Whether Heck Applies

The court found that Smuda's complaint, which seeks both damages and an order vacating the civil commitment, would necessarily imply the invalidity of the Minnesota civil commitment if granted. Accordingly, the Heck bar applies.

Subject Matter Jurisdiction Argument

Smuda argued that because his underlying conduct occurred in North Dakota, the Minnesota state court lacked subject matter jurisdiction to commit him.

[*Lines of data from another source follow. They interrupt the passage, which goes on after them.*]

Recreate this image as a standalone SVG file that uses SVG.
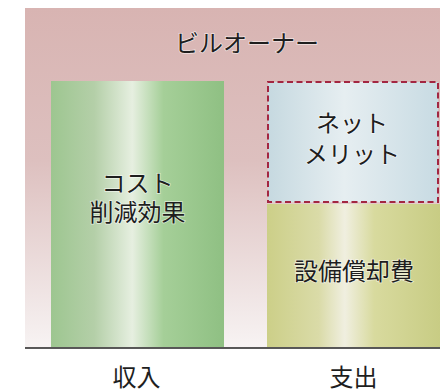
<svg xmlns="http://www.w3.org/2000/svg" width="440" height="391" viewBox="0 0 440 391">
<defs>
<linearGradient id="bg" x1="0" y1="0" x2="0" y2="1">
<stop offset="0" stop-color="#d8b4b2"/>
<stop offset="0.45" stop-color="#ddc0bf"/>
<stop offset="1" stop-color="#f7f3f3"/>
</linearGradient>
<linearGradient id="green" x1="0" y1="0" x2="1" y2="0">
<stop offset="0" stop-color="#9dc690"/>
<stop offset="0.25" stop-color="#b4cfa8"/>
<stop offset="0.47" stop-color="#e6efe0"/>
<stop offset="0.65" stop-color="#a5cf98"/>
<stop offset="1" stop-color="#8fc083"/>
</linearGradient>
<linearGradient id="blue" x1="0" y1="0" x2="1" y2="0">
<stop offset="0" stop-color="#c6d9e0"/>
<stop offset="0.45" stop-color="#e6eef1"/>
<stop offset="1" stop-color="#c8dbe3"/>
</linearGradient>
<linearGradient id="yellow" x1="0" y1="0" x2="1" y2="0">
<stop offset="0" stop-color="#cccf88"/>
<stop offset="0.3" stop-color="#dadba8"/>
<stop offset="0.45" stop-color="#f0efe0"/>
<stop offset="0.62" stop-color="#d8da9e"/>
<stop offset="1" stop-color="#c8cc84"/>
</linearGradient>
<style>
.t{font-family:"Noto Sans CJK JP","Noto Sans CJK SC",sans-serif;font-size:24px;fill:#1e1e1e;text-anchor:middle;stroke:#ffffff;stroke-width:1.5;stroke-opacity:0.6;paint-order:stroke}
</style>
</defs>
<g id="owner">
<rect x="25" y="8" width="415" height="340" fill="url(#bg)"/>
<text class="t" x="247" y="52">ビルオーナー</text>
</g>
<g id="cost">
<rect x="51" y="81" width="173" height="266" fill="url(#green)"/>
<text class="t" x="137.5" y="192">コスト</text>
<text class="t" x="137.5" y="221">削減効果</text>
</g>
<g id="net">
<rect x="268" y="82" width="170" height="120" fill="url(#blue)" stroke="#a32641" stroke-width="2" stroke-dasharray="6,3.5"/>
<text class="t" x="352" y="132">ネット</text>
<text class="t" x="352" y="163">メリット</text>
</g>
<g id="depr">
<rect x="267" y="204" width="173" height="143" fill="url(#yellow)"/>
<text class="t" x="354" y="280">設備償却費</text>
</g>
<g id="connectors">
<line x1="25" y1="348" x2="440" y2="348" stroke="#222" stroke-width="1.5"/>
</g>
<g id="labels">
<text class="t" x="136.5" y="386">収入</text>
<text class="t" x="353.5" y="386">支出</text>
</g>
</svg>
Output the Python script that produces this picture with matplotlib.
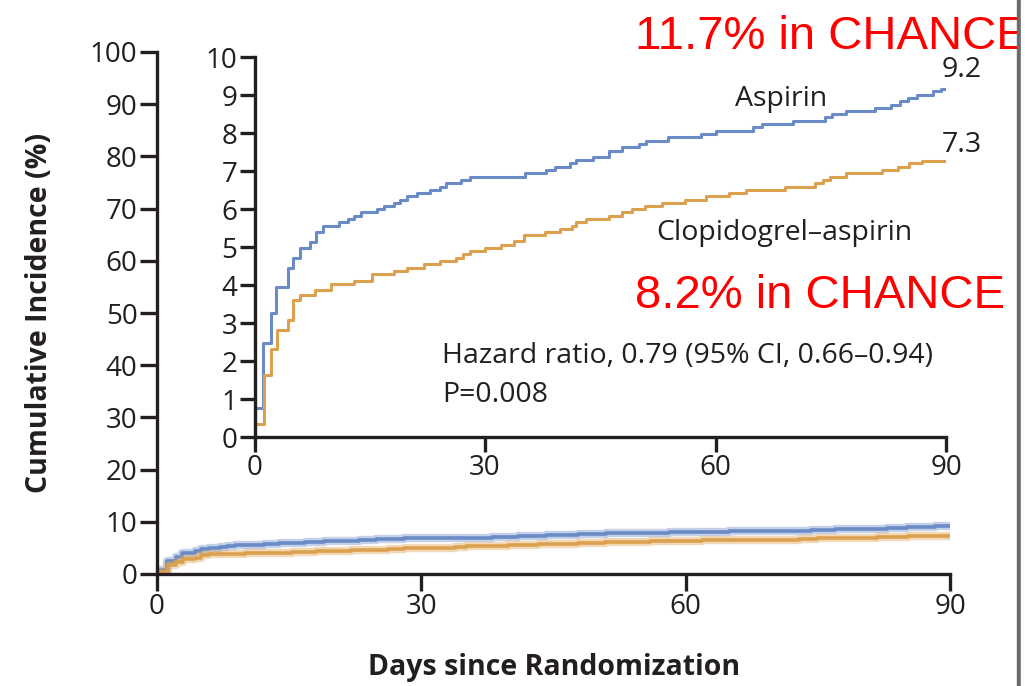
import matplotlib
matplotlib.use("Agg")
import matplotlib.pyplot as plt
from matplotlib.patches import Rectangle

plt.rcParams['font.family'] = ['Open Sans', 'DejaVu Sans']

# Kaplan-Meier step curves (days, cumulative %)
aspirin_days = [0, 0, 1.1, 2.1, 2.8, 4.3, 5.0, 5.9, 7.2, 8.0, 8.9, 11.0, 12.2, 13.0, 13.9,
                16.0, 16.8, 18.1, 19.0, 19.8, 21.1, 22.9, 24.1, 24.9, 26.9, 28.0, 35.2,
                38.0, 39.1, 41.0, 41.9, 44.1, 46.2, 47.8, 50.1, 51.0, 53.8, 58.1, 60.1,
                64.9, 66.1, 70.1, 74.2, 75.1, 77.0, 80.7, 82.9, 84.0, 85.1, 86.2, 88.3,
                89.3, 90]
aspirin_pct = [0, 0.77, 2.48, 3.26, 3.95, 4.44, 4.70, 4.97, 5.12, 5.39, 5.56, 5.65, 5.73,
               5.82, 5.91, 6.00, 6.08, 6.15, 6.24, 6.34, 6.41, 6.50, 6.59, 6.68, 6.76,
               6.85, 6.94, 7.03, 7.11, 7.20, 7.29, 7.38, 7.53, 7.62, 7.71, 7.80, 7.89,
               7.97, 8.06, 8.15, 8.24, 8.32, 8.41, 8.50, 8.57, 8.66, 8.74, 8.83, 8.92,
               9.01, 9.10, 9.17, 9.17]

combo_days = [0, 0, 1.2, 2.1, 2.9, 4.3, 5.0, 5.9, 7.9, 10.0, 13.0, 15.3, 18.1, 19.8, 22.0,
              24.1, 26.2, 27.1, 28.0, 30.0, 32.1, 33.8, 35.1, 37.8, 39.8, 41.3, 41.9,
              43.2, 46.2, 47.8, 49.1, 50.8, 53.0, 56.0, 58.8, 61.8, 64.0, 69.0, 72.9,
              74.0, 74.9, 77.0, 81.7, 83.8, 85.2, 86.9, 90]
combo_pct = [0, 0.33, 1.63, 2.31, 2.82, 3.08, 3.61, 3.75, 3.87, 4.03, 4.11, 4.29, 4.38,
             4.45, 4.54, 4.64, 4.72, 4.81, 4.89, 4.97, 5.06, 5.15, 5.32, 5.39, 5.47,
             5.56, 5.65, 5.74, 5.82, 5.91, 6.00, 6.09, 6.16, 6.25, 6.35, 6.42, 6.49,
             6.59, 6.68, 6.76, 6.85, 6.94, 7.03, 7.11, 7.20, 7.27, 7.27]

x_ticks = [0, 30, 60, 90]
main_y_ticks = [0, 10, 20, 30, 40, 50, 60, 70, 80, 90, 100]
inset_y_ticks = [0, 1, 2, 3, 4, 5, 6, 7, 8, 9, 10]

BLUE = '#6a8bc6'
ORANGE = '#dca14e'
INK = '#231f20'
W, H = 1025, 686

fig = plt.figure(figsize=(W / 100, H / 100), dpi=100)


def px_axes(x0, x1, y_top, y_bot):
    return fig.add_axes([x0 / W, 1 - y_bot / H, (x1 - x0) / W, (y_bot - y_top) / H])


def style(ax, ticklen):
    for side in ['top', 'right']:
        ax.spines[side].set_visible(False)
    for side in ['left', 'bottom']:
        ax.spines[side].set_linewidth(2.4)
        ax.spines[side].set_color(INK)
    ax.tick_params(direction='out', length=ticklen, width=2.4, color=INK,
                   labelsize=20, labelcolor=INK, pad=2)
    ax.set_xticks(x_ticks)
    ax.set_xlim(0, 90)


# main axes, 0-100 %
ax = px_axes(157, 950, 52, 574)
style(ax, 12)
ax.set_ylim(0, 100)
ax.set_yticks(main_y_ticks)
ax.patch.set_alpha(0)
for d, p, c in [(aspirin_days, aspirin_pct, BLUE), (combo_days, combo_pct, ORANGE)]:
    ax.step(d, p, where='post', color=c, lw=6, alpha=0.4, solid_capstyle='butt')
    ax.step(d, p, where='post', color=c, lw=2.6)

# inset, 0-10 %
axi = px_axes(254.5, 946, 57, 437)
style(axi, 10.5)
axi.set_ylim(0, 10)
axi.set_yticks(inset_y_ticks)
axi.patch.set_alpha(0)
axi.step(aspirin_days, aspirin_pct, where='post', color=BLUE, lw=2.2)
axi.step(combo_days, combo_pct, where='post', color=ORANGE, lw=2.2)

tk = dict(fontsize=20.5, color=INK, clip_on=False)
axi.text(92.1, 9.66, '9.2', ha='center', va='center', **tk)
axi.text(92.1, 7.68, '7.3', ha='center', va='center', **tk)
axi.text(68.6, 8.71, 'Aspirin', ha='center', va='baseline', **tk)
axi.text(69.0, 5.18, 'Clopidogrel\u2013aspirin', ha='center', va='baseline', **tk)
axi.text(24.4, 1.95, 'Hazard ratio, 0.79 (95% CI, 0.66\u20130.94)', ha='left',
         va='baseline', **tk)
axi.text(24.4, 0.93, 'P=0.008', ha='left', va='baseline', **tk)

fig.text(40 / W, 1 - 313 / H, 'Cumulative Incidence (%)', rotation=90, ha='center',
         va='center', fontsize=20.5, fontweight='bold', color=INK)
fig.text(554 / W, 1 - 667 / H, 'Days since Randomization', ha='center', va='center',
         fontsize=20.5, fontweight='bold', color=INK)

red = dict(fontsize=34, color='#ff0000', family=['Liberation Sans', 'DejaVu Sans'])
fig.text(635 / W, 1 - 49 / H, '11.7% in CHANCE', ha='left', va='baseline', **red)
fig.text(635 / W, 1 - 308 / H, '8.2% in CHANCE', ha='left', va='baseline', **red)

# grey frame edge on the right
fig.add_artist(Rectangle((1016.5 / W, 0), 4.5 / W, 1, transform=fig.transFigure,
                         color='#6b6b6b', zorder=10))
fig.add_artist(Rectangle((1021 / W, 0), 4 / W, 1, transform=fig.transFigure,
                         color='white', zorder=10))

fig.savefig('out.png', dpi=100)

The court found this argument difficult to follow but noted that even evaluating the Minnesota state court's jurisdiction would require the federal court to invalidate the civil commitment — which is precisely what Heck prohibits absent a prior favorable termination.

Procedural Deficiency Argument

Smuda argued that the Minnesota state court failed to hold a commitment hearing within the required statutory timeframe, and that the petition should therefore have been dismissed. The court ruled it could not evaluate this argument either, because any ruling on the timeliness of the hearing would challenge the validity of the commitment and is thus barred by Heck.

North Dakota Termination Argument

Smuda contended that the termination of his North Dakota civil commitment counts as a "favorable termination" for Heck purposes. The court rejected this argument, explaining that the North Dakota termination only resolved the North Dakota proceeding. It has no bearing on the separate Minnesota civil commitment, which the Minnesota Court of Appeals expressly upheld in 2021.

Disposition

Because Smuda has not shown that his Minnesota civil commitment has been reversed, expunged, invalidated, or otherwise favorably terminated, the court found his claims are barred under Heck. Judge Tunheim overruled Smuda's objections, adopted the R&R, and dismissed the complaint without prejudice. The court explicitly noted in a footnote that dismissal without prejudice means Smuda may refile but cautioned him against doing so without first obtaining a favorable termination in Minnesota. All other pending motions — including Smuda's application to proceed without prepaying fees and his motion to dismiss the civil commitment — were denied as moot.